Not mentioned on Filmbo's blog are a few other Sony releases. They've got a set called The New Hollywood Box Set for 15 September. The set includes Jack Nicholson's Drive, He Said, with Karen Black, Robert Towne, Bruce Dern and Henry Jaglom; Bob Rafelson's Five Easy Pieces; Rafelson's The King of Marvin Gardens with Nicholson, Dern and Ellen Burstyn; Peter Bogdanovich's The Last Picture Show; Jaglom's A Safe Place, with Tuesday Weld, Nicholson and Orson Welles; Rafelson's Head with The Monkees; and Dennis Hopper's Easy Rider. This is the R1 debut of both Drive, He Said and A Safe Place. Sony also has Fred Dekker's Night of the Creeps (20 October) and James Hill's A Study in Terror (10 November) premiering on DVD.

Strand is releasing Olivier Ducastel and Jacques Martineau's Born in 68 [Nés en 68], with Laetitia Casta, Yannick Renier and Yann Trégouët, on 11 August. Facets' website has been doing a remodel for the past few weeks, so I've only been able to uncover one of their August releases, another Ning Ying film For Fun on the 25th. PeaceArch has the supposedly dreadful Mysteries of Pittsburgh on 4 August.
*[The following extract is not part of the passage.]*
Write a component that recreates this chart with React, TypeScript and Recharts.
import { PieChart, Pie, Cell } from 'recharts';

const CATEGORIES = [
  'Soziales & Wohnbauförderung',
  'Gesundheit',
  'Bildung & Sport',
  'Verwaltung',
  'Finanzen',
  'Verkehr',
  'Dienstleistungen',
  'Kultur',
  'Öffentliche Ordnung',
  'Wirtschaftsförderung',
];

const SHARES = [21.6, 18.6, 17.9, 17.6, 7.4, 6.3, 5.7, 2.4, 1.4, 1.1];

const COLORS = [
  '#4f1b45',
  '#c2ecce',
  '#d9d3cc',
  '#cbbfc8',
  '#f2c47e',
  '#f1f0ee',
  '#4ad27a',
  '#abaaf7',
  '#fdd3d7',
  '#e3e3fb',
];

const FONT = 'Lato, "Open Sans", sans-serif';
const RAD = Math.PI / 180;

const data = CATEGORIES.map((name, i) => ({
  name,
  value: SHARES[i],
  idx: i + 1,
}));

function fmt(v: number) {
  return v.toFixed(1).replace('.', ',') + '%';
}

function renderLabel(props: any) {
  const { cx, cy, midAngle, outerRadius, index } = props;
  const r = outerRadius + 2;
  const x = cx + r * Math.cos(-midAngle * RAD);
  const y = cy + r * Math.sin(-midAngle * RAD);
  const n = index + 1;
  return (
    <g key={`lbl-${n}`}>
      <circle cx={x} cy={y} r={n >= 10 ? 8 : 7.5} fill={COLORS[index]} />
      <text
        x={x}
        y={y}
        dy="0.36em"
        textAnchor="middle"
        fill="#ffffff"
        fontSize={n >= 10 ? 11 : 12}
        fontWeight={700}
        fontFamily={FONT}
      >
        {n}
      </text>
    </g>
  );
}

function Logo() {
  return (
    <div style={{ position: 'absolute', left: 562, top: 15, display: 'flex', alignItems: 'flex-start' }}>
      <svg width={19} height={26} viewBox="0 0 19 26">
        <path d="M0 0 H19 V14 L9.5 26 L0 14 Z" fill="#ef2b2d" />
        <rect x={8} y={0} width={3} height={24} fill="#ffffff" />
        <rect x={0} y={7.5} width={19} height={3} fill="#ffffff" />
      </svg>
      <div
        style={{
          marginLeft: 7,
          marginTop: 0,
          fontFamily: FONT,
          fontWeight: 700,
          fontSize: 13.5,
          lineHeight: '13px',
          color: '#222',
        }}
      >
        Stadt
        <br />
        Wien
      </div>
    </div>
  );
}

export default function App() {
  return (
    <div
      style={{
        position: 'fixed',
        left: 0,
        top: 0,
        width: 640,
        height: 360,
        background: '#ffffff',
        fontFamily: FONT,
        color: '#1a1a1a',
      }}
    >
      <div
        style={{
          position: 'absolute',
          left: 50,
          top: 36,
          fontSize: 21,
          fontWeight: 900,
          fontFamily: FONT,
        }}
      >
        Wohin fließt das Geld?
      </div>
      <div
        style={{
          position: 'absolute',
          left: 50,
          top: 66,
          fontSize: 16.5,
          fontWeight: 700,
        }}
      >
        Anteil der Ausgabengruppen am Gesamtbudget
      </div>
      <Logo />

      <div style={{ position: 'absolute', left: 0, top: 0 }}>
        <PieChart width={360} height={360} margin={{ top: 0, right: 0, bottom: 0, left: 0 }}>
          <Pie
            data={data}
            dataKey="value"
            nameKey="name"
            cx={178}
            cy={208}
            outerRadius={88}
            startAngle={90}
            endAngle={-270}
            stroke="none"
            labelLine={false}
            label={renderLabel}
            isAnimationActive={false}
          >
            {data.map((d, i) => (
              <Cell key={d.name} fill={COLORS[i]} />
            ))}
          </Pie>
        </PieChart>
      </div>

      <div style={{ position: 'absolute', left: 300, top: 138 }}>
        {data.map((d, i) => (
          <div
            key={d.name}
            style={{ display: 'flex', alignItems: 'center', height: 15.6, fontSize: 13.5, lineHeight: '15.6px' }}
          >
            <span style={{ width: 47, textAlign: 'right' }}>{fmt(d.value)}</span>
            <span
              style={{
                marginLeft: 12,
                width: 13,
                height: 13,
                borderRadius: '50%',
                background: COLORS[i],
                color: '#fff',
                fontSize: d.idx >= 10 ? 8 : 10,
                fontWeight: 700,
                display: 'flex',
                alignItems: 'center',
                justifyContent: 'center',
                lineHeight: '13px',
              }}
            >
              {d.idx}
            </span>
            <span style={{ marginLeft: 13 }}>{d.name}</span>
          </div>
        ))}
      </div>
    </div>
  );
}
Water Bearer is releasing two films in July. Christian Moris Müller's Four Windows [Vier Fenster] and Alessandro Avellis' Ma saison super 8 premiered at the 2006 Berlinale and will street on the 7th. If 80s T&A is your cup-of-tea, Severin will have Screwballs out on 25 August on DVD and Blu-ray, and Anchor Bay is releasing Spring Break, which I talked about in a previous blog about the films available on iTunes.

And finally, here are a few Blu-ray titles coming soon: Terry Gilliam's 12 Monkeys (28 July, Universal); John Carpenter's Big Trouble in Little China (4 August, Fox); Brian De Palma's Casualties of War (21 July, Sony); George A. Romero's Creepshow (8 September, Warner); Jim Henson and Franz Oz's The Dark Crystal (1 September, Sony); Phillip Noyce's Dead Calm (8 September, Warner); Peter Yates' The Deep (7 July, Sony); Takashi Miike's Ichi the Killer (11 August, Tokyo Shock); Henson's Labyrinth (1 Septmber, Sony); Alan Parker's Midnight Express (21 July, Sony); Patty Jenkins' Monster (1 September, First Look); Jonathan Lynn's My Cousin Vinny (4 August, Fox); the director's cut of Oliver Stone's Natural Born Killers (25 August, Warner); the extended cut of Terrence Malick's The New World (8 September, New Line); John Carpenter's Starman (11 August, Sony); Rob Reiner's This Is Spinal Tap (14 July, MGM); and Irwin Allen and John Guillermin's The Towering Inferno (14 July, Fox). The UK update should be coming at you later this week.